To the Author's Credit:
She gives her characters a very folksy, backwoods, uneducated dialect, and at the same time her characters are anything but stupid or goofy. It gives the story authenticity instead of cliché.
To the Author's Discredit:
Well…there is one small plot hole that bothered me from the beginning. Jody’s problem is that he is lonely and longs for companionship in a pet. His mother has forbidden any pets given that they are too poor for another mouth to feed. True, they are poor, and even if they could spare a little, she might be too afraid to allow it. But there are pets that you don’t necessarily have to feed from your table. First come to mind is a cat. A cat can and will hunt itself, and if hungry, eat its prey. If not, it will just leave it by your bed. Or how about a bird? If they run out of crumbs, I’m sure the boy would gather some seeds, berries and insects from the woods. Or a little deer mouse, a dime a dozen out there, and so cute with their big ears and big feet. Of course, it would not have worked as well for the story if Jody had had other pets, and the fawn wasn’t his first and only. But for me, it is the one unrealistic detail of the book.
Best Lines:
It was good to have it taken for granted that he had a little sense of his own.
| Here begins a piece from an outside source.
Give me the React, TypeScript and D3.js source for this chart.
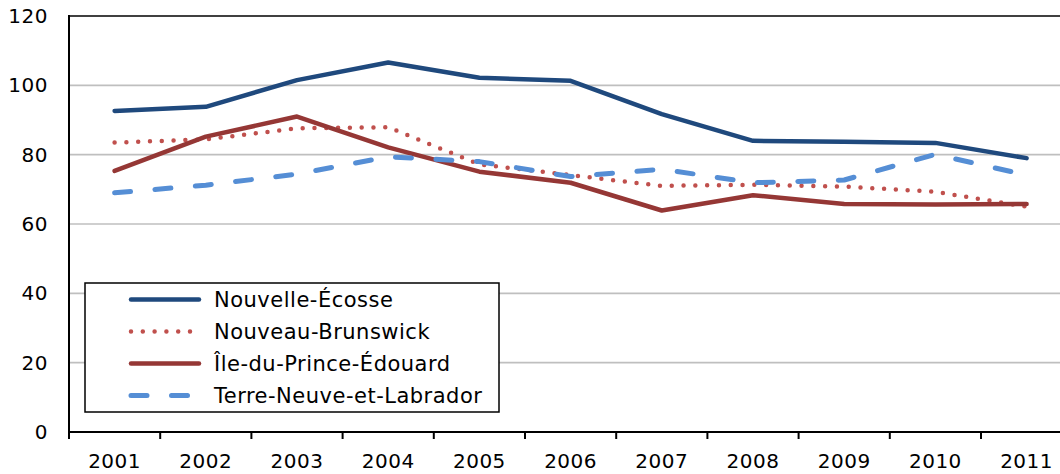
import React from "react";
import * as d3 from "d3";

const years = ["2001","2002","2003","2004","2005","2006","2007","2008","2009","2010","2011"];
const novaScotia = [92.6, 93.8, 101.5, 106.6, 102.2, 101.3, 91.7, 84.0, 83.7, 83.4, 79.0];
const newBrunswick = [83.5, 84.4, 87.6, 87.9, 77.2, 74.1, 71.0, 71.3, 70.8, 69.3, 65.0];
const pei = [75.3, 85.2, 91.0, 82.1, 75.1, 71.9, 63.9, 68.3, 65.8, 65.6, 65.8];
const newfoundland = [69.0, 71.2, 74.4, 79.4, 78.0, 73.7, 75.8, 71.9, 72.7, 80.1, 74.1];
const yTicks = [0, 20, 40, 60, 80, 100, 120];

const seriesNames = ["Nouvelle-Écosse", "Nouveau-Brunswick", "Île-du-Prince-Édouard", "Terre-Neuve-et-Labrador"];

export default function App() {
  const W = 1060, H = 474;
  const left = 69, top = 16, bottom = 432;
  const band = 91.2;
  const right = left + band * years.length;
  const x = d3.scaleBand().domain(years).range([left, right]);
  const y = d3.scaleLinear().domain([0, 120]).range([bottom, top]);
  const font = "'DejaVu Sans', Verdana, sans-serif";

  const series = [
    { name: seriesNames[0], data: novaScotia, color: "#1F497D", width: 4.5, dash: undefined as string | undefined, cap: "round" },
    { name: seriesNames[1], data: newBrunswick, color: "#C0504D", width: 4.5, dash: "0,11.8", cap: "round" },
    { name: seriesNames[2], data: pei, color: "#953735", width: 4.5, dash: undefined, cap: "round" },
    { name: seriesNames[3], data: newfoundland, color: "#558ED5", width: 5, dash: "16,24.5", cap: "round" },
  ];

  const line = d3.line<number>()
    .x((_, i) => (x(years[i]) as number) + x.bandwidth() / 2)
    .y((d) => y(d));

  const legX = 85, legY = 283, legW = 414, legH = 129;
  const rowY = [299.5, 331.5, 363.5, 395.5];

  return (
    <svg width={W} height={H} style={{ position: "absolute", left: 0, top: 0, background: "#fff" }} fontFamily={font}>
      {yTicks.filter(t => t > 0 && t < 120).map(t => (
        <line key={t} x1={left} x2={right} y1={y(t)} y2={y(t)} stroke="#BFBFBF" strokeWidth={1.6} />
      ))}
      <line x1={left} x2={right} y1={top} y2={top} stroke="#404040" strokeWidth={2} />
      <line x1={left} x2={left} y1={top - 1} y2={bottom + 7} stroke="#000" strokeWidth={2} />
      <line x1={left} x2={right} y1={bottom} y2={bottom} stroke="#000" strokeWidth={2} />
      {years.map(yr => (
        <line key={yr} x1={(x(yr) as number) + x.bandwidth()} x2={(x(yr) as number) + x.bandwidth()} y1={bottom} y2={bottom + 7} stroke="#000" strokeWidth={2} />
      ))}
      {yTicks.map(t => (
        <text key={t} x={48} y={y(t)} dy="0.35em" textAnchor="end" fontSize={20} letterSpacing={0.5} fill="#000">{t}</text>
      ))}
      {years.map(yr => (
        <text key={yr} x={(x(yr) as number) + x.bandwidth() / 2} y={468} textAnchor="middle" fontSize={20} letterSpacing={0.5} fill="#000">{yr}</text>
      ))}
      {series.map(s => (
        <path key={s.name} d={line(s.data) as string} fill="none" stroke={s.color} strokeWidth={s.width}
          strokeDasharray={s.dash} strokeLinecap={s.cap as any} strokeLinejoin="round" />
      ))}
      <rect x={legX} y={legY} width={legW} height={legH} fill="#fff" stroke="#000" strokeWidth={1.5} />
      {series.map((s, i) => (
        <g key={s.name}>
          <line x1={131} x2={199} y1={rowY[i]} y2={rowY[i]} stroke={s.color} strokeWidth={s.width}
            strokeDasharray={s.dash} strokeLinecap={s.cap as any} />
          <text x={214} y={rowY[i]} dy="0.35em" fontSize={21} letterSpacing={0.5} fill="#000">{s.name}</text>
        </g>
      ))}
    </svg>
  );
}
Dogs were the same everywhere, and oxen and mules and horses. But trees were different in different places.
His head was swimming with the strong brew made up of the sun and the air and the thin gray rain.
"Boy, your ears is set up on your head like a 'possum's."
"A 'coon lives for one thing, to whop a dog."
She ladled the food into pans big enough to wash in. The long trenchered table was covered with steam. There were dried cow-peas boiled with white bacon, a haunch of roast venison, a platter of fried squirrel, swamp cabbage, big hominy, biscuits, cornbread, syrup and coffee. A raisin pudding waited at the side of the hearth.
Magic birds were dancing in a mystic marsh.
"Well, sir, the dog was part fox-hound and part blood-hound and part jest dog."
"Hit's a toad-strangler of a rain."
Just to note...
There are two instances of the out-dated term 'nigger', not surprising if we keep in mind that this story is set long before our collective awareness of the insulting nature of the word. It's used here, as was so common, not in a malicious or derogatory way, but just as a reference.
He's got a foot like a Georgia nigger. (very large)
'nigger-fashion' (the way he arranged the wood)
In the author's 1942 memoir Cross Creek, she uses the words 'colored' and 'black' to refer to African Americans.